The water harvesting function of the Adelaide Hills makes the region unique in Australia. Other large cities have been able to draw most of their water-supplies from forested catchments which were of such low agricultural potential that they were reserved for the water-supply authorities a century ago. In the Mount Lofty Ranges, where most of the land was alienated to farmers in the early years of settlement, the catchments are now the homes of some 20,000 people and tens of thousands of sheep, cattle, pigs and horses. In an attempt to arrest deterioration in the quality of water flowing into the Hills reservoirs, more stringent controls have been applied since the mid-1970s on land subdivision and the citing of intensive animal-producing facilities, such as piggeries, feed lots and poultry farms.

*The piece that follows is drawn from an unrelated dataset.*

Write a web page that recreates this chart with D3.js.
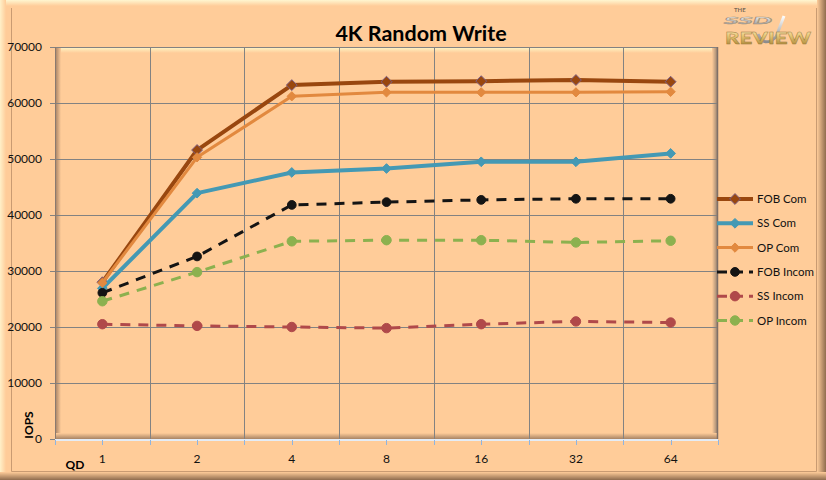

The eastern fringe of the Adelaide Region is much drier and the landscape generally more open than in the Ranges. The transition from a timbered landscape with lush pastures and numerous farm dams to starker hills and plains is often abrupt. It is seen quite dramatically in the eastward descent from Mount Marker on the South Eastern Freeway, and between Tungkillo and Palmer on the road from Adelaide to Mannum. Yet the diversity which marks the entire Adelaide Region is still present. There are citrus orchards at Mypolonga, dairying along the River Murray flats, vineyards on the lower Bremer River at Langhorne Creek, and mixed grain and livestock farming on the Angas Plains near Strathalbyn and between Mannum and Sedan. Surviving patches of the mallee scrub, which a century ago covered most of the Murray Pains, are preserved in small conservation parks south of Monarto. Intensive planting on the former 'new town' site of Monarto has recently restored a vigorous tree cover to a bare countryside.
Outside urban Adelaide the largest settlements are Gawler (population 9433), Murray Bridge (8664), Victor Harbor (4522) and Mount Barker (4190). These towns have a component of daily commuters who work in the metropolitan area, but they are also important local service centres. Along the south coast, between Rosetta Head and Goolwa, urban development is now almost continuous. Victor Harbor had long been the fashionable summer resort for Adelaide residents. With mass car ownership the coast has become popular with day-trippers, second-home owners and caravaners. Many people now retire there. The eastern coast of the Fleurieu Peninsula from Sellicks Beach to Cape Jervis is increasingly popular for day trips and short holidays.
The long history of the Adelaide Region has left a generous heritage of small country towns, many with buildings of considerable charm. Lobethal and Hahndorf were established in the 1840s by German immigrants who set up 'street village' settlements with long narrow holdings extending back from the street frontages. Such villages were common in the east German homeland, but rare in Australia. Hahndorf promotes its German heritage and its traditional events, such as the mid-summer Schuetzenfest, attract tens of thousands of visitors. Lobethal, somewhat less accessible, is noted for its Onkaparinga Woollen Mills which developed from a small weaving concern established in an old brewery in 1872.
Strathalbyn (population 1756) and Willunga (667), at the eastern and western flanks of the South Mount Lofty Ranges, are towns with notable stone buildings. Strathalbyn was settled by Scottish immigrants in 1839. Willunga, surveyed in the 1840s, was originally a centre for slate quarrying but is today the centre of the almond industry.